▶ **Short task**: Restate the whole listing word for word. Pictures are left out.
# Start of Data block
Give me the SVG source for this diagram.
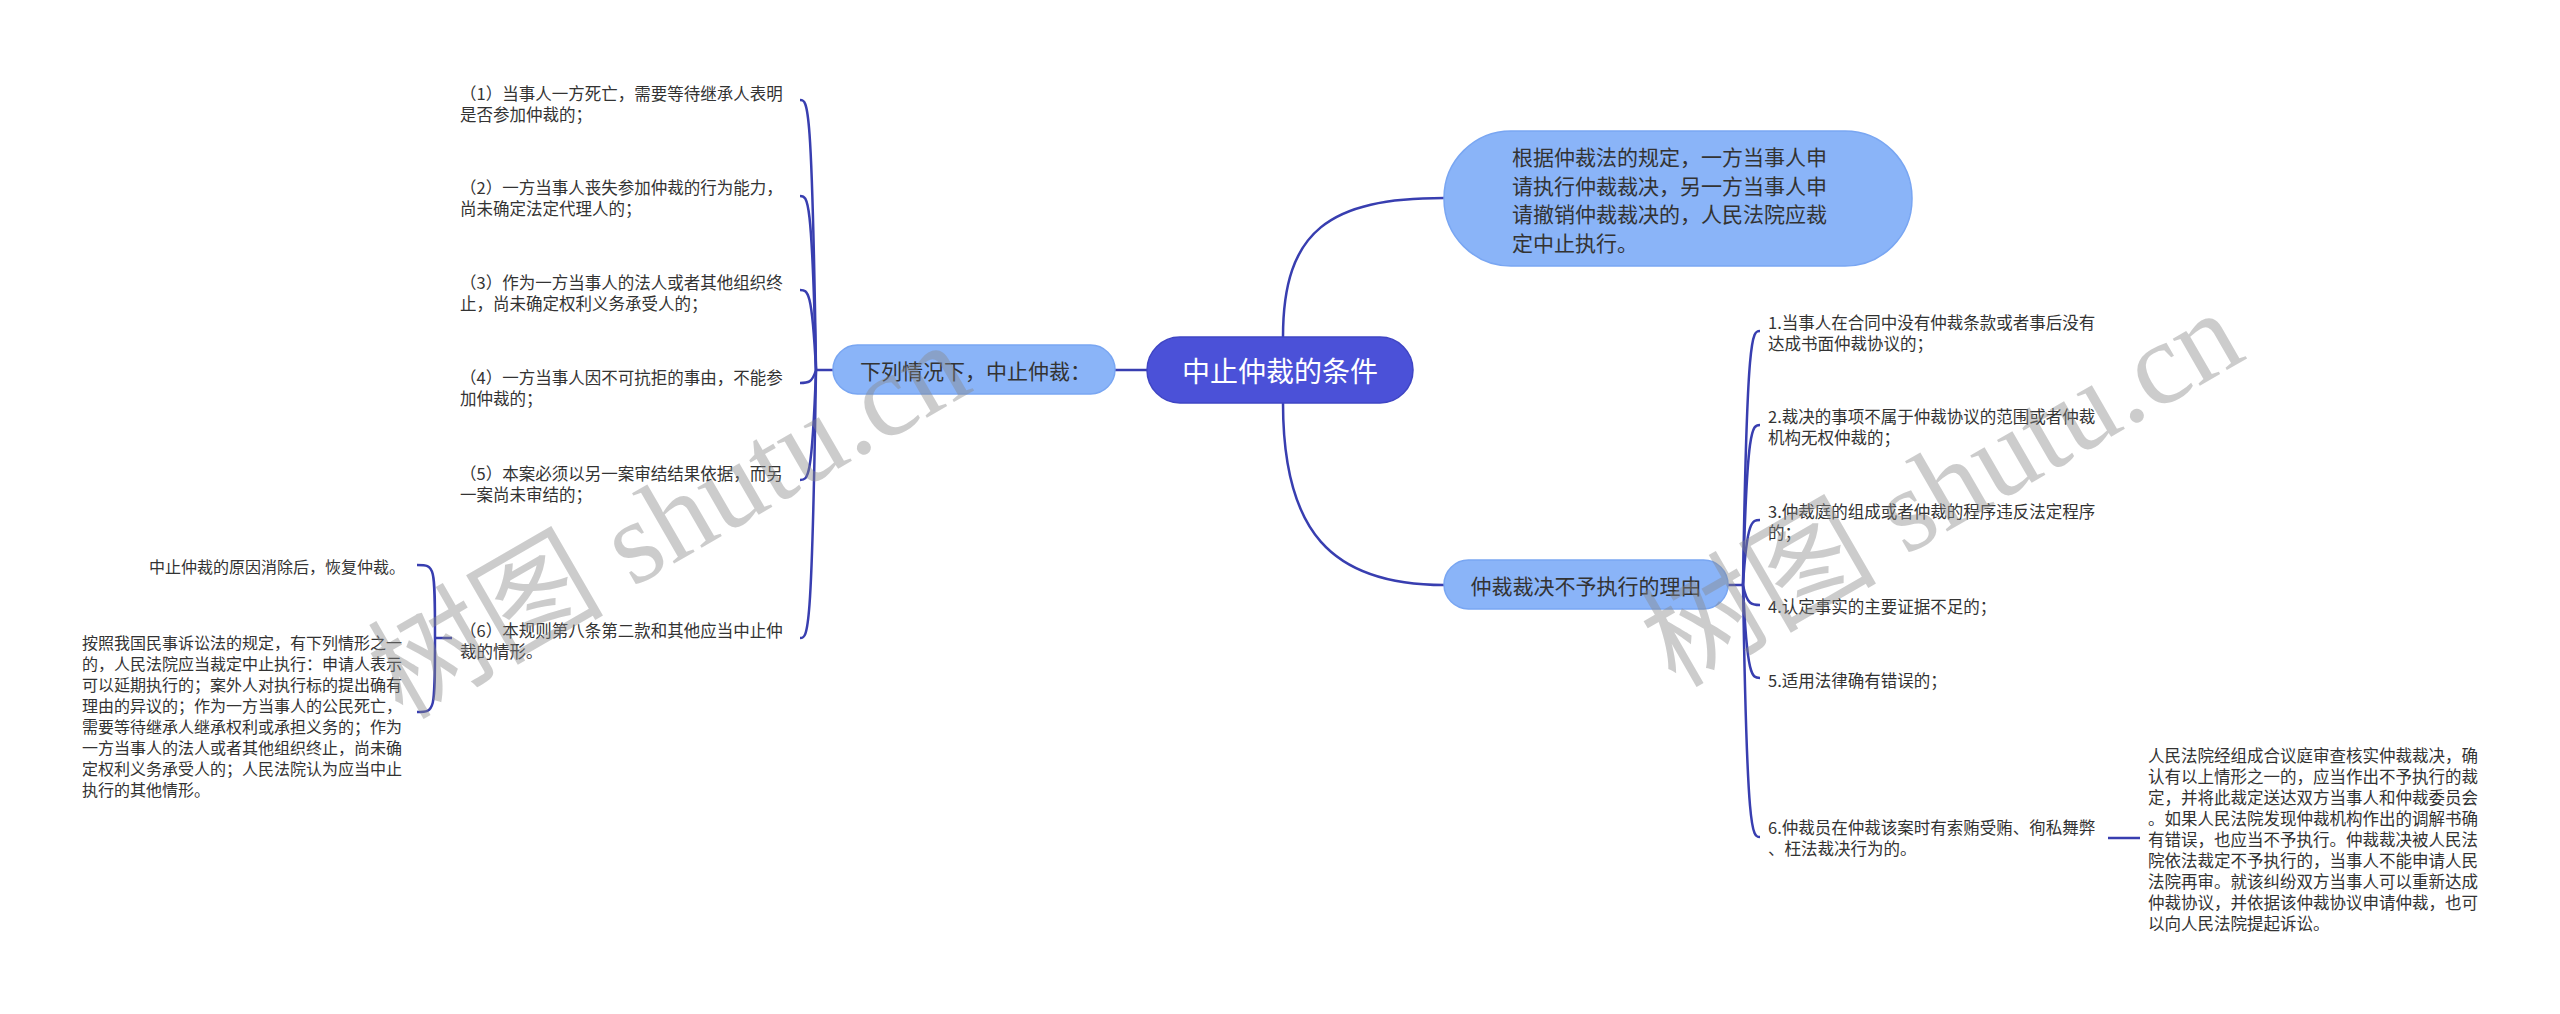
<svg xmlns="http://www.w3.org/2000/svg" width="2560" height="1014" viewBox="0 0 2560 1014">
<style>
text{font-family:"Noto Sans CJK SC","Noto Sans",sans-serif;fill:#333;dominant-baseline:central}
.s{font-size:16.5px}
.t{font-size:16px}
.m{font-size:21px}
.root{fill:#4B51D8;stroke:#3F45C4;stroke-width:1.5}
.lb{fill:#8AB4F8;stroke:#79A6F2;stroke-width:1.5}
.rt{fill:#fff;font-size:28px}
#connectors path{fill:none;stroke:#383EB0;stroke-width:2.5}
.wm{font-family:"Liberation Serif","Noto Sans CJK SC",serif;font-size:118px;fill:#888;opacity:0.42;dominant-baseline:auto}
</style>
<rect width="2560" height="1014" fill="#fff"/>
<g id="connectors">
<path d="M1283,337 C1283,230 1330,198 1444,198"/>
<path d="M1283,403 C1283,530 1330,585 1444,585"/>
<path d="M1147,370 L1115,370"/>
<path d="M833,370 L816,370"/>
<path d="M816,370 C812,100 808,100 800,100"/>
<path d="M816,370 C812,196 808,196 800,196"/>
<path d="M816,370 C812,290 808,290 800,290"/>
<path d="M816,370 C812,383 808,383 800,383"/>
<path d="M816,370 C812,480 808,480 800,480"/>
<path d="M816,370 C812,638 808,638 800,638"/>
<path d="M452,638 L435,638"/>
<path d="M435,638 C435,565 435,565 417,565"/>
<path d="M435,638 C435,712 435,712 417,712"/>
<path d="M1728,585 L1743,585"/>
<path d="M1743,585 C1747,331 1752,331 1760,331"/>
<path d="M1743,585 C1747,425 1752,425 1760,425"/>
<path d="M1743,585 C1747,520 1752,520 1760,520"/>
<path d="M1743,585 C1747,605 1752,605 1760,605"/>
<path d="M1743,585 C1747,678 1752,678 1760,678"/>
<path d="M1743,585 C1747,837 1752,837 1760,837"/>
<path d="M2108,838 L2140,838"/>
</g>
<g id="root">
<rect class="root" x="1147" y="337" width="266" height="66" rx="33"/>
<text class="rt" x="1280" y="370" text-anchor="middle">中止仲裁的条件</text>
</g>
<g id="n-court">
<rect class="lb" x="1444" y="131" width="468" height="135" rx="67"/>
<text class="m" x="1512" y="156">根据仲裁法的规定，一方当事人申</text>
<text class="m" x="1512" y="184.5">请执行仲裁裁决，另一方当事人申</text>
<text class="m" x="1512" y="213">请撤销仲裁裁决的，人民法院应裁</text>
<text class="m" x="1512" y="241.5">定中止执行。</text>
</g>
<g id="n-reasons">
<rect class="lb" x="1444" y="560" width="284" height="49" rx="24.5"/>
<text class="m" x="1586" y="585" text-anchor="middle">仲裁裁决不予执行的理由</text>
</g>
<g id="n-cases">
<rect class="lb" x="833" y="345" width="282" height="49" rx="24.5"/>
<text class="m" x="860" y="370">下列情况下，中止仲裁：</text>
</g>
<g id="l1"><text class="s" x="460" y="93">（1）当事人一方死亡，需要等待继承人表明</text><text class="s" x="460" y="114">是否参加仲裁的；</text></g>
<g id="l2"><text class="s" x="460" y="187">（2）一方当事人丧失参加仲裁的行为能力，</text><text class="s" x="460" y="208">尚未确定法定代理人的；</text></g>
<g id="l3"><text class="s" x="460" y="282">（3）作为一方当事人的法人或者其他组织终</text><text class="s" x="460" y="303">止，尚未确定权利义务承受人的；</text></g>
<g id="l4"><text class="s" x="460" y="377">（4）一方当事人因不可抗拒的事由，不能参</text><text class="s" x="460" y="398">加仲裁的；</text></g>
<g id="l5"><text class="s" x="460" y="473">（5）本案必须以另一案审结结果依据，而另</text><text class="s" x="460" y="494">一案尚未审结的；</text></g>
<g id="l6"><text class="s" x="460" y="630">（6）本规则第八条第二款和其他应当中止仲</text><text class="s" x="460" y="651">裁的情形。</text></g>
<g id="l6a"><text class="t" x="405" y="566" text-anchor="end">中止仲裁的原因消除后，恢复仲裁。</text></g>
<g id="l6b">
<text class="t" x="82" y="642">按照我国民事诉讼法的规定，有下列情形之一</text>
<text class="t" x="82" y="663">的，人民法院应当裁定中止执行：申请人表示</text>
<text class="t" x="82" y="684">可以延期执行的；案外人对执行标的提出确有</text>
<text class="t" x="82" y="705">理由的异议的；作为一方当事人的公民死亡，</text>
<text class="t" x="82" y="726">需要等待继承人继承权利或承担义务的；作为</text>
<text class="t" x="82" y="747">一方当事人的法人或者其他组织终止，尚未确</text>
<text class="t" x="82" y="768">定权利义务承受人的；人民法院认为应当中止</text>
<text class="t" x="82" y="789">执行的其他情形。</text>
</g>
<g id="r1"><text class="s" x="1768" y="322">1.当事人在合同中没有仲裁条款或者事后没有</text><text class="s" x="1768" y="343">达成书面仲裁协议的；</text></g>
<g id="r2"><text class="s" x="1768" y="416">2.裁决的事项不属于仲裁协议的范围或者仲裁</text><text class="s" x="1768" y="437">机构无权仲裁的；</text></g>
<g id="r3"><text class="s" x="1768" y="511">3.仲裁庭的组成或者仲裁的程序违反法定程序</text><text class="s" x="1768" y="532">的；</text></g>
<g id="r4"><text class="s" x="1768" y="606">4.认定事实的主要证据不足的；</text></g>
<g id="r5"><text class="s" x="1768" y="680">5.适用法律确有错误的；</text></g>
<g id="r6"><text class="s" x="1768" y="827">6.仲裁员在仲裁该案时有索贿受贿、徇私舞弊</text><text class="s" x="1768" y="848">、枉法裁决行为的。</text></g>
<g id="r6a">
<text class="s" x="2148" y="755">人民法院经组成合议庭审查核实仲裁裁决，确</text>
<text class="s" x="2148" y="776">认有以上情形之一的，应当作出不予执行的裁</text>
<text class="s" x="2148" y="797">定，并将此裁定送达双方当事人和仲裁委员会</text>
<text class="s" x="2148" y="818">。如果人民法院发现仲裁机构作出的调解书确</text>
<text class="s" x="2148" y="839">有错误，也应当不予执行。仲裁裁决被人民法</text>
<text class="s" x="2148" y="860">院依法裁定不予执行的，当事人不能申请人民</text>
<text class="s" x="2148" y="881">法院再审。就该纠纷双方当事人可以重新达成</text>
<text class="s" x="2148" y="902">仲裁协议，并依据该仲裁协议申请仲裁，也可</text>
<text class="s" x="2148" y="923">以向人民法院提起诉讼。</text>
</g>
<g id="watermark">
<text class="wm" x="670" y="560" text-anchor="middle" transform="rotate(-30 670 522)">树图 shutu.cn</text>
<text class="wm" x="1943" y="528" text-anchor="middle" transform="rotate(-30 1943 490)">树图 shutu.cn</text>
</g>
</svg>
# End of Data block
▶ **Complete answer**:
Give me the SVG source for this diagram.
<svg xmlns="http://www.w3.org/2000/svg" width="2560" height="1014" viewBox="0 0 2560 1014">
<style>
text{font-family:"Noto Sans CJK SC","Noto Sans",sans-serif;fill:#333;dominant-baseline:central}
.s{font-size:16.5px}
.t{font-size:16px}
.m{font-size:21px}
.root{fill:#4B51D8;stroke:#3F45C4;stroke-width:1.5}
.lb{fill:#8AB4F8;stroke:#79A6F2;stroke-width:1.5}
.rt{fill:#fff;font-size:28px}
#connectors path{fill:none;stroke:#383EB0;stroke-width:2.5}
.wm{font-family:"Liberation Serif","Noto Sans CJK SC",serif;font-size:118px;fill:#888;opacity:0.42;dominant-baseline:auto}
</style>
<rect width="2560" height="1014" fill="#fff"/>
<g id="connectors">
<path d="M1283,337 C1283,230 1330,198 1444,198"/>
<path d="M1283,403 C1283,530 1330,585 1444,585"/>
<path d="M1147,370 L1115,370"/>
<path d="M833,370 L816,370"/>
<path d="M816,370 C812,100 808,100 800,100"/>
<path d="M816,370 C812,196 808,196 800,196"/>
<path d="M816,370 C812,290 808,290 800,290"/>
<path d="M816,370 C812,383 808,383 800,383"/>
<path d="M816,370 C812,480 808,480 800,480"/>
<path d="M816,370 C812,638 808,638 800,638"/>
<path d="M452,638 L435,638"/>
<path d="M435,638 C435,565 435,565 417,565"/>
<path d="M435,638 C435,712 435,712 417,712"/>
<path d="M1728,585 L1743,585"/>
<path d="M1743,585 C1747,331 1752,331 1760,331"/>
<path d="M1743,585 C1747,425 1752,425 1760,425"/>
<path d="M1743,585 C1747,520 1752,520 1760,520"/>
<path d="M1743,585 C1747,605 1752,605 1760,605"/>
<path d="M1743,585 C1747,678 1752,678 1760,678"/>
<path d="M1743,585 C1747,837 1752,837 1760,837"/>
<path d="M2108,838 L2140,838"/>
</g>
<g id="root">
<rect class="root" x="1147" y="337" width="266" height="66" rx="33"/>
<text class="rt" x="1280" y="370" text-anchor="middle">中止仲裁的条件</text>
</g>
<g id="n-court">
<rect class="lb" x="1444" y="131" width="468" height="135" rx="67"/>
<text class="m" x="1512" y="156">根据仲裁法的规定，一方当事人申</text>
<text class="m" x="1512" y="184.5">请执行仲裁裁决，另一方当事人申</text>
<text class="m" x="1512" y="213">请撤销仲裁裁决的，人民法院应裁</text>
<text class="m" x="1512" y="241.5">定中止执行。</text>
</g>
<g id="n-reasons">
<rect class="lb" x="1444" y="560" width="284" height="49" rx="24.5"/>
<text class="m" x="1586" y="585" text-anchor="middle">仲裁裁决不予执行的理由</text>
</g>
<g id="n-cases">
<rect class="lb" x="833" y="345" width="282" height="49" rx="24.5"/>
<text class="m" x="860" y="370">下列情况下，中止仲裁：</text>
</g>
<g id="l1"><text class="s" x="460" y="93">（1）当事人一方死亡，需要等待继承人表明</text><text class="s" x="460" y="114">是否参加仲裁的；</text></g>
<g id="l2"><text class="s" x="460" y="187">（2）一方当事人丧失参加仲裁的行为能力，</text><text class="s" x="460" y="208">尚未确定法定代理人的；</text></g>
<g id="l3"><text class="s" x="460" y="282">（3）作为一方当事人的法人或者其他组织终</text><text class="s" x="460" y="303">止，尚未确定权利义务承受人的；</text></g>
<g id="l4"><text class="s" x="460" y="377">（4）一方当事人因不可抗拒的事由，不能参</text><text class="s" x="460" y="398">加仲裁的；</text></g>
<g id="l5"><text class="s" x="460" y="473">（5）本案必须以另一案审结结果依据，而另</text><text class="s" x="460" y="494">一案尚未审结的；</text></g>
<g id="l6"><text class="s" x="460" y="630">（6）本规则第八条第二款和其他应当中止仲</text><text class="s" x="460" y="651">裁的情形。</text></g>
<g id="l6a"><text class="t" x="405" y="566" text-anchor="end">中止仲裁的原因消除后，恢复仲裁。</text></g>
<g id="l6b">
<text class="t" x="82" y="642">按照我国民事诉讼法的规定，有下列情形之一</text>
<text class="t" x="82" y="663">的，人民法院应当裁定中止执行：申请人表示</text>
<text class="t" x="82" y="684">可以延期执行的；案外人对执行标的提出确有</text>
<text class="t" x="82" y="705">理由的异议的；作为一方当事人的公民死亡，</text>
<text class="t" x="82" y="726">需要等待继承人继承权利或承担义务的；作为</text>
<text class="t" x="82" y="747">一方当事人的法人或者其他组织终止，尚未确</text>
<text class="t" x="82" y="768">定权利义务承受人的；人民法院认为应当中止</text>
<text class="t" x="82" y="789">执行的其他情形。</text>
</g>
<g id="r1"><text class="s" x="1768" y="322">1.当事人在合同中没有仲裁条款或者事后没有</text><text class="s" x="1768" y="343">达成书面仲裁协议的；</text></g>
<g id="r2"><text class="s" x="1768" y="416">2.裁决的事项不属于仲裁协议的范围或者仲裁</text><text class="s" x="1768" y="437">机构无权仲裁的；</text></g>
<g id="r3"><text class="s" x="1768" y="511">3.仲裁庭的组成或者仲裁的程序违反法定程序</text><text class="s" x="1768" y="532">的；</text></g>
<g id="r4"><text class="s" x="1768" y="606">4.认定事实的主要证据不足的；</text></g>
<g id="r5"><text class="s" x="1768" y="680">5.适用法律确有错误的；</text></g>
<g id="r6"><text class="s" x="1768" y="827">6.仲裁员在仲裁该案时有索贿受贿、徇私舞弊</text><text class="s" x="1768" y="848">、枉法裁决行为的。</text></g>
<g id="r6a">
<text class="s" x="2148" y="755">人民法院经组成合议庭审查核实仲裁裁决，确</text>
<text class="s" x="2148" y="776">认有以上情形之一的，应当作出不予执行的裁</text>
<text class="s" x="2148" y="797">定，并将此裁定送达双方当事人和仲裁委员会</text>
<text class="s" x="2148" y="818">。如果人民法院发现仲裁机构作出的调解书确</text>
<text class="s" x="2148" y="839">有错误，也应当不予执行。仲裁裁决被人民法</text>
<text class="s" x="2148" y="860">院依法裁定不予执行的，当事人不能申请人民</text>
<text class="s" x="2148" y="881">法院再审。就该纠纷双方当事人可以重新达成</text>
<text class="s" x="2148" y="902">仲裁协议，并依据该仲裁协议申请仲裁，也可</text>
<text class="s" x="2148" y="923">以向人民法院提起诉讼。</text>
</g>
<g id="watermark">
<text class="wm" x="670" y="560" text-anchor="middle" transform="rotate(-30 670 522)">树图 shutu.cn</text>
<text class="wm" x="1943" y="528" text-anchor="middle" transform="rotate(-30 1943 490)">树图 shutu.cn</text>
</g>
</svg>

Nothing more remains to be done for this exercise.